Un bambino seduto su una grande valigia antiquata che legge un libro al chiaro di luna sovrastato da un’enorme scritta rossa: felicità.
Lo avrete forse visto a Roma, su un cartellone pubblicitario lungo una strada o su uno schermo nella parete di una banchina della metropolitana; forse vi sarete anche chiesti se quel bambino possa dirsi felice, se un cielo stellato e la lettura di un libro possano realmente migliorare l’umore; forse vi sarete addirittura chiesti cosa sia la felicità e in cosa essa consista.
Questo il quesito su cui si è discusso a lungo, con volti noti della letteratura e non solo, nei due giorni cruciali di Libri Come, la Festa del Libro e della Lettura ospitata all’Auditorium Parco della Musica dal 15 al 18 marzo; un quesito, quello sulla felicità e il modo di raggiungerla, che attanaglia l’umanità dall’inizio dei tempi e che ha occupato la mente di molti grandi filosofi e scrittori del passato.
«Se vuoi essere felice, comincia ad essere felice» è una delle quattro citazioni cardine dell’evento: questa massima di Lev Tolstoj invita a vedere la felicità come qualcosa di raggiungibile attraverso la volontà e la perseveranza, ma nel corso delle varie rassegne — che hanno compreso presentazioni di libri, incontri con gli scrittori, vere e proprie esibizioni e quattro “lezioni di felicità” — tale concetto si fonde con altri ad esso simili, diversi o del tutto opposti.

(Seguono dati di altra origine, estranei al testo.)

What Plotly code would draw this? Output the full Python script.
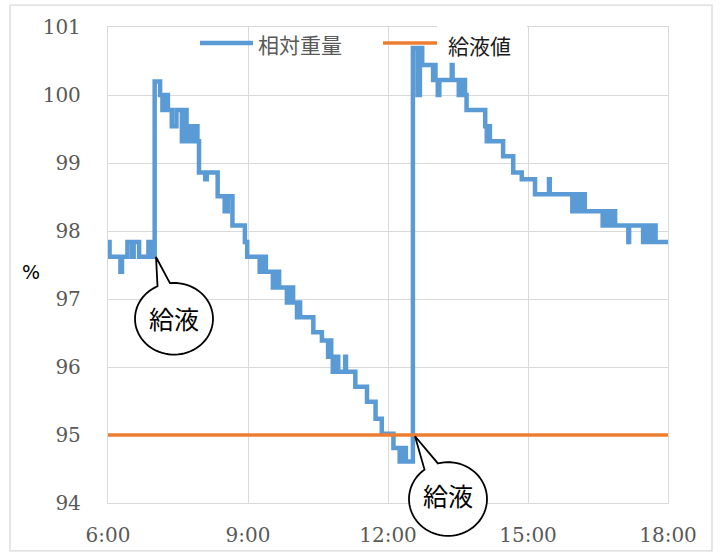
import math
import plotly.graph_objects as go

# ---------------- data ----------------
DAY = "2024-01-01 "

# change points of the relative weight (%), drawn as a step line
weight_times = [
    "06:00", "06:02", "06:16", "06:18", "06:25", "06:31", "06:33", "06:40", "06:52", "06:56",
    "07:00", "07:07", "07:10", "07:12", "07:17", "07:22", "07:28", "07:35", "07:40", "07:41",
    "07:45", "07:47", "07:49", "07:51", "07:53", "07:55", "07:57", "08:05", "08:07", "08:21",
    "08:30", "08:34", "08:40", "08:56", "08:59",
    "09:15", "09:17", "09:19", "09:21", "09:23", "09:32", "09:34", "09:36", "09:38", "09:40",
    "09:50", "09:52", "09:54", "09:56", "09:58", "10:03", "10:05", "10:07", "10:24", "10:35",
    "10:43", "10:45", "10:47", "10:49", "10:51", "10:53", "10:55", "10:56", "11:05", "11:06",
    "11:18", "11:33", "11:44", "11:52", "12:07", "12:15", "12:17", "12:19", "12:21", "12:23",
    "12:32", "12:38", "12:41", "12:44", "12:58", "13:00", "13:01", "13:04", "13:06", "13:22",
    "13:23", "13:31", "13:33", "13:35", "13:37", "13:39", "13:41", "14:05", "14:07", "14:09",
    "14:11", "14:28", "14:41", "14:52", "15:09", "15:27", "15:28", "15:57", "15:59", "16:01",
    "16:03", "16:05", "16:07", "16:09", "16:11", "16:13", "16:36", "16:38", "16:40", "16:42",
    "16:44", "16:46", "16:48", "16:50", "16:52", "17:09", "17:10", "17:28", "17:30", "17:32",
    "17:34", "17:36", "17:38", "17:40", "17:42", "17:44", "18:00",
]
weight_values = [
    97.84, 97.62, 97.40, 97.62, 97.84, 97.62, 97.84, 97.62, 97.84, 97.62,
    100.20, 100.00, 99.78, 100.00, 99.78, 99.54, 99.78, 99.32, 99.78, 99.32,
    99.54, 99.32, 99.54, 99.32, 99.54, 99.32, 98.86, 98.76, 98.86, 98.51,
    98.29, 98.51, 98.08, 97.84, 97.62,
    97.40, 97.62, 97.40, 97.62, 97.40, 97.17, 97.40, 97.17, 97.40, 97.17,
    96.95, 97.17, 96.95, 97.17, 96.95, 96.73, 96.95, 96.73, 96.51, 96.39,
    96.15, 96.39, 96.15, 95.93, 96.15, 95.93, 96.15, 95.93, 96.15, 95.93,
    95.71, 95.49, 95.24, 95.02, 94.81, 94.61, 94.81, 94.61, 94.81, 94.61,
    100.69, 100.00, 100.69, 100.44, 100.22, 100.44, 100.22, 100.00, 100.22, 100.44,
    100.22, 100.00, 100.22, 100.00, 100.22, 100.00, 99.78, 99.54, 99.32, 99.54,
    99.32, 99.10, 98.86, 98.76, 98.54, 98.76, 98.54, 98.29, 98.54, 98.29,
    98.54, 98.29, 98.54, 98.29, 98.54, 98.29, 98.08, 98.29, 98.08, 98.29,
    98.08, 98.29, 98.08, 98.29, 98.08, 97.84, 98.08, 97.84, 98.08, 97.84,
    98.08, 97.84, 98.08, 97.84, 98.08, 97.84, 97.84,
]

feed_times = ["06:00", "18:00"]
feed_values = [95, 95]

series_names = ["相対重量", "給液値"]
callout_text = "給液"
y_title = "%"

x_tickvals = ["06:00", "09:00", "12:00", "15:00", "18:00"]
x_ticktext = ["6:00", "9:00", "12:00", "15:00", "18:00"]
y_tickvals = [94, 95, 96, 97, 98, 99, 100, 101]

# ---------------- style ----------------
W, H = 720, 559
L, R, T, B = 108, 52, 27, 54
PW, PH = W - L - R, H - T - B
BLUE, ORANGE, GRID = "#5B9BD5", "#ED7D31", "#D9D9D9"
TICKFONT = dict(family="DejaVu Serif", size=20, color="#595959")
CJK = "Noto Sans CJK JP"


def px(xp, yp):
    """pixel position in the figure -> paper coordinates"""
    return (xp - L) / PW, (H - B - yp) / PH


fig = go.Figure()
fig.add_trace(go.Scatter(
    x=[DAY + t for t in weight_times], y=weight_values, mode="lines",
    line=dict(color=BLUE, width=4.5, shape="hv"), name=series_names[0], showlegend=False))
fig.add_trace(go.Scatter(
    x=[DAY + t for t in feed_times], y=feed_values, mode="lines",
    line=dict(color=ORANGE, width=3.5), name=series_names[1], showlegend=False))

shapes = []
annotations = []

# outer chart border
x0, y0 = px(10, 5)
x1, y1 = px(712, 553)
shapes.append(dict(type="rect", xref="paper", yref="paper", x0=x0, y0=y1, x1=x1, y1=y0,
                   line=dict(color=GRID, width=1.3), fillcolor="rgba(0,0,0,0)", layer="below"))

# legend (manual)
bx0, by0 = px(437, 25)
bx1, by1 = px(527, 62)
shapes.append(dict(type="rect", xref="paper", yref="paper", x0=bx0, y0=by1, x1=bx1, y1=by0,
                   line=dict(width=0), fillcolor="white", layer="above"))
for (xa, xb, col, wdt) in [(200, 253, BLUE, 4.5), (383, 437, ORANGE, 3.5)]:
    a = px(xa, 43)
    b = px(xb, 43)
    shapes.append(dict(type="line", xref="paper", yref="paper", x0=a[0], y0=a[1], x1=b[0], y1=b[1],
                       line=dict(color=col, width=wdt), layer="above"))
p = px(256, 44)
annotations.append(dict(xref="paper", yref="paper", x=p[0], y=p[1], xanchor="left", yanchor="middle",
                        text=series_names[0], showarrow=False, font=dict(family=CJK, size=21, color="#595959")))
p = px(446, 45)
annotations.append(dict(xref="paper", yref="paper", x=p[0], y=p[1], xanchor="left", yanchor="middle",
                        text=series_names[1], showarrow=False, font=dict(family=CJK, size=21, color="#1a1a1a")))

# y title
p = px(31, 273)
annotations.append(dict(xref="paper", yref="paper", x=p[0], y=p[1], xanchor="center", yanchor="middle",
                        text=y_title, showarrow=False, font=dict(family="DejaVu Sans", size=19, color="black")))


def bubble(cx, cy, rx, ry, tip, a_start, a_end_gap):
    pts = []
    n = 72
    span = 360 - a_end_gap
    for i in range(n + 1):
        ang = math.radians(a_start + span * i / n)
        pts.append(px(cx + rx * math.cos(ang), cy + ry * math.sin(ang)))
    pts.append(px(*tip))
    path = "M {:.5f},{:.5f} ".format(*pts[0])
    path += " ".join("L {:.5f},{:.5f}".format(*q) for q in pts[1:]) + " Z"
    return path


for (cx, cy, rx, ry, tip, a0, gap, tx, ty) in [
    (174, 320, 39, 36, (156, 258), -96, 19, 174, 319),
    (448, 501, 39, 37, (415, 438), -105, 22, 448, 497),
]:
    shapes.append(dict(type="path", xref="paper", yref="paper", path=bubble(cx, cy, rx, ry, tip, a0, gap),
                       line=dict(color="black", width=1.8), fillcolor="white", layer="above"))
    p = px(tx, ty)
    annotations.append(dict(xref="paper", yref="paper", x=p[0], y=p[1], xanchor="center", yanchor="middle",
                            text=callout_text, showarrow=False, font=dict(family=CJK, size=25, color="black")))

axis_common = dict(showgrid=True, gridcolor=GRID, gridwidth=1.3, showline=True, linecolor=GRID,
                   linewidth=1.3, mirror=True, zeroline=False, ticks="", tickfont=TICKFONT)

fig.update_layout(
    width=W, height=H, autosize=False,
    margin=dict(l=L, r=R, t=T, b=B),
    paper_bgcolor="white", plot_bgcolor="white",
    showlegend=False,
    xaxis=dict(type="date", range=[DAY + "06:00", DAY + "18:00"],
               tickvals=[DAY + t for t in x_tickvals], ticktext=x_ticktext,
               ticklabelstandoff=14, **axis_common),
    yaxis=dict(range=[94, 101], tickvals=y_tickvals, ticklabelstandoff=22, **axis_common),
    shapes=shapes, annotations=annotations,
)

fig.write_html("out.html", config={"displayModeBar": False},
               post_script="document.body.style.margin='0';")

Talvolta la felicità è vista come uno scopo; altre è invece un “carburante” che ci permette di raggiungere i veri obiettivi della vita.
La scrittrice spagnola Clara Sanchez crea un parallelismo fra la ricerca di un altro sé, di un’altra persona, della verità — temi che ricorrono fin dal suo primo successo nei suoi racconti — e quello della felicità.
Sebbene oggi la felicità sia considerata quasi come un bene materiale qualsiasi, esprimibile in maniera concreta attraverso mezzi economici, essa è in realtà un concetto astratto, misurabile esclusivamente attraverso la nostra voglia di vivere. «Quale?!» potrebbe essere la risposta di Zerocalcare, che — intervistato insieme ad Atlan da Stefano Bartezzaghi — una volta ricevuto l’invito a partecipare alla rassegna si è posto la domanda forse più impulsiva: «Che cazzo c’entro io con la felicità?». Il fumettista ha poi ammesso di avere un brutto carattere e di diventare di pessimo umore anche per cose di poca importanza — come le pile scariche di un telecomando.